Tous les tomes des Désastreuses Aventures des orphelins Baudelaire pullulent de ce genre de références, notamment à la littérature jeunesse comme le personnage de Montgomery dans le Tome II qui fait écho à l’auteur de Anne des pignons verts (1908) de Lucy Maud Montgomery.
Les Désastreuses aventures des orphelins Baudelaire fut également l’occasion pour Handler d’exploiter un personnage méta-fictif : l’auteur/narrateur Lemony Snicket. Véritable double de Daniel Handler, il se révèlera aussi un personnage à part entière des romans. On apprend qu’il est en effet lié à la société secrète VDC (VFD dans la version original), communauté dont on fait partis plusieurs de personnages de l’histoire. Les Désastreuses Aventures des orphelins Baudelaire vont alors être enrichies par ce mystère qui tourne autour de cette société. Lemony Snicket ne cessera jusqu’au dernier livre de maintenir un suspens haletant, affirmant qu’il a pour pénible mission de raconter les péripéties des orphelins Baudelaire.
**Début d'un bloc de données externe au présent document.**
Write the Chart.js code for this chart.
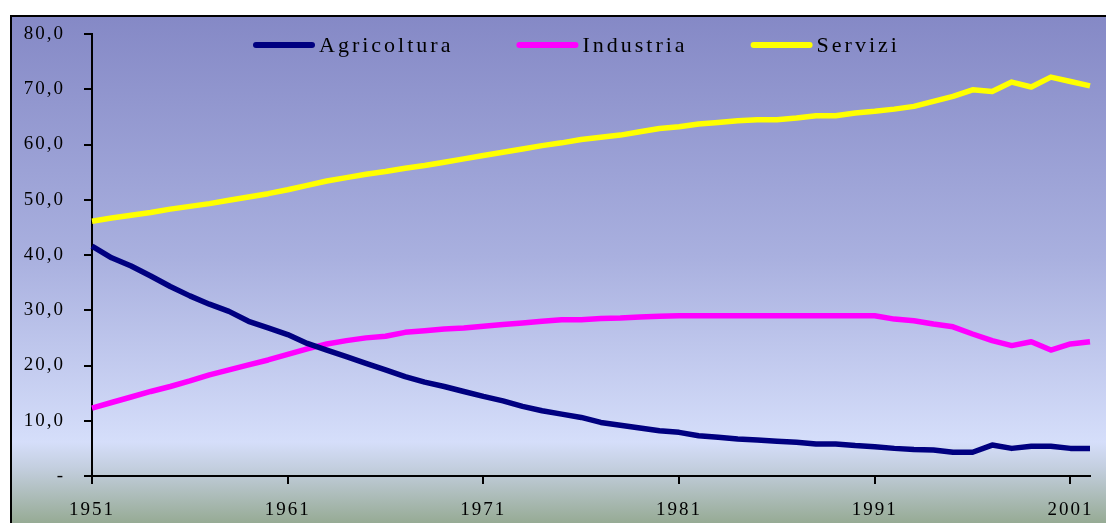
<!DOCTYPE html>
<html lang="it">
<head>
    <meta charset="UTF-8">
    <title>Occupati per settore</title>
    <style>
        body {
            margin: 0;
            background: #fff;
            width: 1106px;
            height: 523px;
            overflow: hidden;
            position: relative;
        }

        #frame {
            position: absolute;
            left: 10px;
            top: 15px;
            width: 1200px;
            height: 600px;
            border: 2px solid #000;
            background: linear-gradient(to bottom, #8589c6 0px, #a9b0df 240px, #d5defa 425px, #c4cfe0 450px, #93a88f 510px);
        }

        #chart {
            position: absolute;
            left: 0;
            top: 0;
        }
    </style>
</head>
<body>
    <div id="frame"></div>
    <canvas id="chart" width="1106" height="523"></canvas>

    <script src="https://cdn.jsdelivr.net/npm/chart.js"></script>
    <script>
        const years = [
            1951, 1952, 1953, 1954, 1955, 1956, 1957, 1958, 1959, 1960,
            1961, 1962, 1963, 1964, 1965, 1966, 1967, 1968, 1969, 1970,
            1971, 1972, 1973, 1974, 1975, 1976, 1977, 1978, 1979, 1980,
            1981, 1982, 1983, 1984, 1985, 1986, 1987, 1988, 1989, 1990,
            1991, 1992, 1993, 1994, 1995, 1996, 1997, 1998, 1999, 2000,
            2001, 2002
        ];

        const agricoltura = [
            41.6, 39.5, 38.0, 36.2, 34.3, 32.6, 31.1, 29.8, 28.0, 26.8,
            25.6, 24.0, 22.8, 21.6, 20.4, 19.2, 18.0, 17.0, 16.2, 15.3,
            14.4, 13.6, 12.6, 11.8, 11.2, 10.6, 9.7, 9.2, 8.7, 8.2,
            7.9, 7.3, 7.0, 6.7, 6.5, 6.3, 6.1, 5.8, 5.8, 5.5,
            5.3, 5.0, 4.8, 4.7, 4.3, 4.3, 5.6, 5.0, 5.4, 5.4,
            5.0, 5.0
        ];

        const industria = [
            12.3, 13.3, 14.3, 15.3, 16.2, 17.2, 18.3, 19.2, 20.1, 21.0,
            22.0, 23.0, 23.9, 24.5, 25.0, 25.3, 26.0, 26.3, 26.6, 26.8,
            27.1, 27.4, 27.7, 28.0, 28.3, 28.3, 28.5, 28.6, 28.8, 28.9,
            29.0, 29.0, 29.0, 29.0, 29.0, 29.0, 29.0, 29.0, 29.0, 29.0,
            29.0, 28.4, 28.1, 27.5, 27.0, 25.7, 24.5, 23.6, 24.3, 22.8,
            23.9, 24.3
        ];

        const servizi = [
            46.1, 46.7, 47.2, 47.7, 48.3, 48.8, 49.3, 49.9, 50.5, 51.1,
            51.8, 52.6, 53.4, 54.0, 54.6, 55.1, 55.7, 56.2, 56.8, 57.4,
            58.0, 58.6, 59.2, 59.8, 60.3, 60.9, 61.3, 61.7, 62.3, 62.9,
            63.2, 63.7, 64.0, 64.3, 64.5, 64.5, 64.8, 65.2, 65.2, 65.7,
            66.0, 66.4, 66.9, 67.8, 68.7, 69.9, 69.6, 71.3, 70.4, 72.2,
            71.4, 70.6
        ];

        const fontFamily = '"Liberation Serif", "Times New Roman", serif';

        // canvas text has no css letter-spacing, set it on the context
        const spacing = {
            id: 'spacing',
            beforeLayout(chart) { chart.ctx.letterSpacing = '2px'; },
            beforeDraw(chart) { chart.ctx.letterSpacing = '2px'; }
        };

        // legend sits inside the plot, line samples then text
        const lineLegend = {
            id: 'lineLegend',
            afterDraw(chart) {
                const ctx = chart.ctx;
                const sets = chart.data.datasets;
                ctx.save();
                ctx.font = '22px ' + fontFamily;
                ctx.letterSpacing = '3px';
                ctx.textAlign = 'left';
                ctx.textBaseline = 'middle';
                let x = 256;
                const y = 45;
                sets.forEach(d => {
                    ctx.strokeStyle = d.borderColor;
                    ctx.lineWidth = 6;
                    ctx.lineCap = 'round';
                    ctx.beginPath();
                    ctx.moveTo(x, y);
                    ctx.lineTo(x + 56, y);
                    ctx.stroke();
                    ctx.fillStyle = '#000';
                    ctx.fillText(d.label, x + 63, y + 1);
                    x += 63 + ctx.measureText(d.label).width + 66;
                });
                ctx.restore();
            }
        };

        const ctx = document.getElementById('chart').getContext('2d');

        const lineStyle = {
            borderWidth: 5.5,
            pointRadius: 0,
            pointHoverRadius: 0,
            tension: 0,
            fill: false,
            borderJoinStyle: 'round'
        };

        new Chart(ctx, {
            type: 'line',
            data: {
                labels: years,
                datasets: [
                    Object.assign({ label: 'Agricoltura', data: agricoltura, borderColor: '#000080' }, lineStyle),
                    Object.assign({ label: 'Industria', data: industria, borderColor: '#ff00ff' }, lineStyle),
                    Object.assign({ label: 'Servizi', data: servizi, borderColor: '#ffff00' }, lineStyle)
                ]
            },
            options: {
                responsive: false,
                animation: false,
                devicePixelRatio: 1,
                layout: { padding: { top: 34, right: 16, left: 0, bottom: 0 } },
                plugins: {
                    legend: { display: false },
                    tooltip: { enabled: false }
                },
                scales: {
                    x: {
                        type: 'category',
                        offset: false,
                        afterFit(scale) { scale.height = 47; },
                        border: { color: '#000', width: 2 },
                        grid: {
                            drawOnChartArea: false,
                            drawTicks: true,
                            tickLength: 8,
                            lineWidth: 2,
                            color: c => (c.index % 10 === 0 ? '#000' : 'rgba(0,0,0,0)')
                        },
                        ticks: {
                            autoSkip: false,
                            maxRotation: 0,
                            padding: 15,
                            color: '#000',
                            font: { family: fontFamily, size: 19 },
                            callback: (v, i) => ((years[i] - 1951) % 10 === 0 ? String(years[i]) : '')
                        }
                    },
                    y: {
                        min: 0,
                        max: 80,
                        afterFit(scale) { scale.width = 92; },
                        border: { color: '#000', width: 2 },
                        grid: {
                            drawOnChartArea: false,
                            drawTicks: true,
                            tickLength: 8,
                            lineWidth: 2,
                            color: '#000'
                        },
                        ticks: {
                            stepSize: 10,
                            padding: 19,
                            color: '#000',
                            font: { family: fontFamily, size: 19 },
                            callback: v => (v === 0 ? '-' : v.toFixed(1).replace('.', ','))
                        }
                    }
                }
            },
            plugins: [spacing, lineLegend]
        });
    </script>
</body>
</html>
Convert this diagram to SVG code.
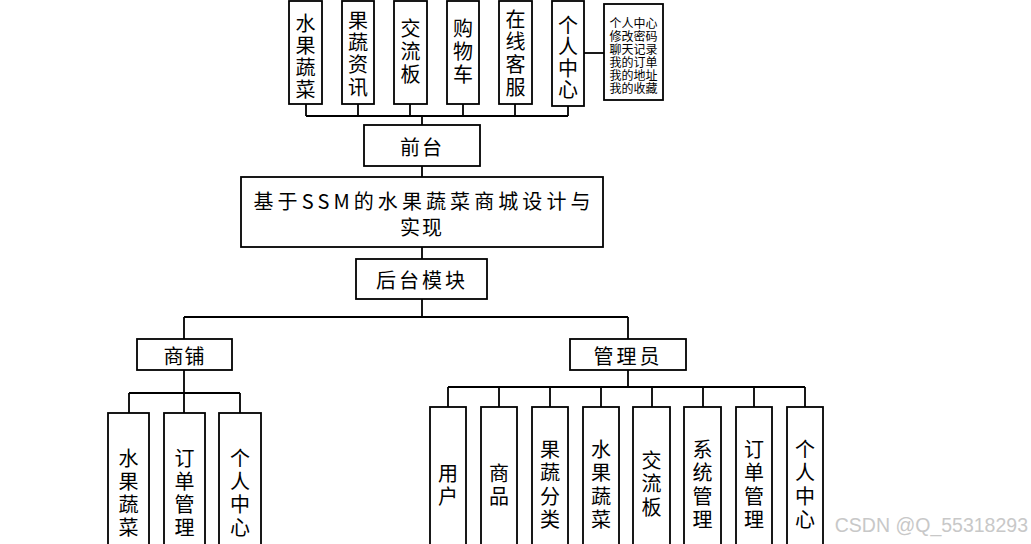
<svg xmlns="http://www.w3.org/2000/svg" width="1031" height="544" viewBox="0 0 1031 544">
<style>
.b{fill:#fff;stroke:#000;stroke-width:1.8}
.t{font-family:"Noto Sans CJK SC","Noto Sans",sans-serif;font-size:20px;fill:#000;text-anchor:middle;dominant-baseline:central}
.s{font-size:12px}
.c{fill:none;stroke:#000;stroke-width:1.8}
.w{font-family:"Liberation Sans",Arial,sans-serif;font-size:19.5px;fill:#c8c8c8}
</style>
<rect width="1031" height="544" fill="#fff"/>
<g id="connectors" class="c">
<path d="M306 104V116M358 104V116M410 104V116M463 104V116M515 104V116M568 106V116M306 116H568M422 116V125"/>
<path d="M584 53H604"/>
<path d="M422 166V177M422 247V259M422 299V317M184 317H628M184 317V339M628 317V339"/>
<path d="M184 370V393M129 393H240M129 393V413M184 393V413M240 393V413"/>
<path d="M628 370V387M448 387H805M448 387V407M499 387V407M550 387V407M601 387V407M652 387V407M703 387V407M754 387V407M805 387V407"/>
</g>
<g id="n1"><rect class="b" x="289" y="1" width="33" height="103"/><text class="t"><tspan x="305.5" y="22">水</tspan><tspan x="305.5" y="44">果</tspan><tspan x="305.5" y="66">蔬</tspan><tspan x="305.5" y="88">菜</tspan></text></g>
<g id="n2"><rect class="b" x="342" y="1" width="32" height="103"/><text class="t"><tspan x="358" y="19">果</tspan><tspan x="358" y="41">蔬</tspan><tspan x="358" y="63">资</tspan><tspan x="358" y="86">讯</tspan></text></g>
<g id="n3"><rect class="b" x="394" y="1" width="33" height="103"/><text class="t"><tspan x="410.5" y="27">交</tspan><tspan x="410.5" y="50">流</tspan><tspan x="410.5" y="73">板</tspan></text></g>
<g id="n4"><rect class="b" x="447" y="1" width="32" height="103"/><text class="t"><tspan x="463" y="27">购</tspan><tspan x="463" y="50">物</tspan><tspan x="463" y="73">车</tspan></text></g>
<g id="n5"><rect class="b" x="499" y="1" width="33" height="103"/><text class="t"><tspan x="515.5" y="18">在</tspan><tspan x="515.5" y="40">线</tspan><tspan x="515.5" y="63">客</tspan><tspan x="515.5" y="86">服</tspan></text></g>
<g id="n6"><rect class="b" x="552" y="1" width="32" height="105"/><text class="t"><tspan x="568" y="24">个</tspan><tspan x="568" y="45">人</tspan><tspan x="568" y="67">中</tspan><tspan x="568" y="88">心</tspan></text></g>
<g id="n7"><rect class="b" x="604" y="4" width="59" height="96"/><text class="t s"><tspan x="633.5" y="22">个人中心</tspan><tspan x="633.5" y="35">修改密码</tspan><tspan x="633.5" y="48">聊天记录</tspan><tspan x="633.5" y="61">我的订单</tspan><tspan x="633.5" y="74">我的地址</tspan><tspan x="633.5" y="87">我的收藏</tspan></text></g>
<g id="front"><rect class="b" x="364" y="125" width="116" height="41"/><text class="t" x="422" y="146" font-size="21" letter-spacing="2">前台</text></g>
<g id="main"><rect class="b" x="241" y="177" width="362" height="70"/><text class="t" x="422" y="200" font-size="21" textLength="337" lengthAdjust="spacing">基于SSM的水果蔬菜商城设计与</text><text class="t" x="422" y="226" font-size="21" letter-spacing="2">实现</text></g>
<g id="back"><rect class="b" x="356" y="259" width="131" height="40"/><text class="t" x="422" y="279" font-size="21" letter-spacing="3">后台模块</text></g>
<g id="shop"><rect class="b" x="137" y="339" width="95" height="31"/><text class="t" x="184.5" y="355" letter-spacing="1">商铺</text></g>
<g id="admin"><rect class="b" x="570" y="339" width="116" height="31"/><text class="t" x="628" y="355" letter-spacing="3">管理员</text></g>
<g id="s1"><rect class="b" x="108" y="413" width="41" height="160"/><text class="t"><tspan x="128.5" y="457">水</tspan><tspan x="128.5" y="480">果</tspan><tspan x="128.5" y="503">蔬</tspan><tspan x="128.5" y="526">菜</tspan></text></g>
<g id="s2"><rect class="b" x="164" y="413" width="41" height="160"/><text class="t"><tspan x="184.5" y="457">订</tspan><tspan x="184.5" y="480">单</tspan><tspan x="184.5" y="503">管</tspan><tspan x="184.5" y="526">理</tspan></text></g>
<g id="s3"><rect class="b" x="219" y="413" width="42" height="160"/><text class="t"><tspan x="240" y="457">个</tspan><tspan x="240" y="480">人</tspan><tspan x="240" y="503">中</tspan><tspan x="240" y="526">心</tspan></text></g>
<g id="a1"><rect class="b" x="430" y="407" width="36" height="160"/><text class="t"><tspan x="448" y="472">用</tspan><tspan x="448" y="495">户</tspan></text></g>
<g id="a2"><rect class="b" x="481" y="407" width="36" height="160"/><text class="t"><tspan x="499" y="472">商</tspan><tspan x="499" y="495">品</tspan></text></g>
<g id="a3"><rect class="b" x="532" y="407" width="36" height="160"/><text class="t"><tspan x="550" y="448">果</tspan><tspan x="550" y="471">蔬</tspan><tspan x="550" y="495">分</tspan><tspan x="550" y="518">类</tspan></text></g>
<g id="a4"><rect class="b" x="583" y="407" width="36" height="160"/><text class="t"><tspan x="601" y="448">水</tspan><tspan x="601" y="471">果</tspan><tspan x="601" y="495">蔬</tspan><tspan x="601" y="518">菜</tspan></text></g>
<g id="a5"><rect class="b" x="633" y="407" width="37" height="160"/><text class="t"><tspan x="651.5" y="459">交</tspan><tspan x="651.5" y="482">流</tspan><tspan x="651.5" y="506">板</tspan></text></g>
<g id="a6"><rect class="b" x="684" y="407" width="37" height="160"/><text class="t"><tspan x="702.5" y="448">系</tspan><tspan x="702.5" y="471">统</tspan><tspan x="702.5" y="495">管</tspan><tspan x="702.5" y="518">理</tspan></text></g>
<g id="a7"><rect class="b" x="736" y="407" width="36" height="160"/><text class="t"><tspan x="754" y="448">订</tspan><tspan x="754" y="471">单</tspan><tspan x="754" y="495">管</tspan><tspan x="754" y="518">理</tspan></text></g>
<g id="a8"><rect class="b" x="787" y="407" width="36" height="160"/><text class="t"><tspan x="805" y="448">个</tspan><tspan x="805" y="471">人</tspan><tspan x="805" y="495">中</tspan><tspan x="805" y="518">心</tspan></text></g>
<text class="w" x="1028" y="532" text-anchor="end">CSDN @Q_55318293</text>
</svg>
On notera que chacun des tomes se termine par une lettre de Snicket à son éditeur attentionné où il annonce la suite des évènements que l’on retrouvera dans le prochain tome. Procédé ingénieux qui pousse le lecteur a continué de lire (ou pas) les fameuses aventures des Baudelaire.
Je vais terminer avec quelques faits étonnant sur Lemony Snicket. Déjà, il existe un site officiel sur ce personnage : lemonysnicket.com et il a également un mail où l’on peut le joindre : lsnicket@harpercollins.com. Il est d’ailleurs dit qu’il ne peut pas se montrer en public à cause d’une conspiration contre lui. De ce fait, c’est Daniel Handler qui ferait toutes ses démarches en public, comme les dédicaces. Il a même été rapporté qu’à plusieurs de ces séances, Handler joue le jeu en affirmant que tous les faits racontés par Snicket sont vrais.